Economic Model-Predictive Control of Building Heating Systems Using Backbone Energy System Modelling Framework

Accessing the demand-side management potential of the residential heating sector requires sophisticated control capable of predicting buildings' response to changes in heating and cooling power, e.g., model-predictive control. However, while studies exploring its impacts both for individual buildings as well as energy markets exist, building-level control in large-scale energy system models has not been properly examined. In this work, we demonstrate the feasibility of the open-source energy system modelling framework Backbone for simplified model-predictive control of buildings, helping address the above-mentioned research gap.

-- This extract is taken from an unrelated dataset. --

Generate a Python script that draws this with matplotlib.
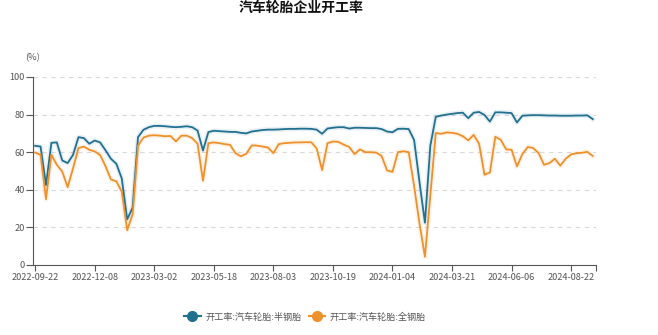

Hourly rolling horizon optimisations were performed to minimise the costs of flexible heating and cooling electricity consumption for a modern Finnish detached house and an apartment block with ground-to-water heat pump systems for the years 2015-2022. Compared to a baseline using a constant electricity price signal, optimisation with hourly spot electricity market prices resulted in 3.1-17.5% yearly cost savings depending on the simulated year, agreeing with comparable literature. Furthermore, the length of the optimisation horizon was not found to have a significant impact on the results beyond 36 h. Overall, the simplified model-predictive control was observed to behave rationally, lending credence to the integration of simplified building models within large-scale energy system modelling frameworks.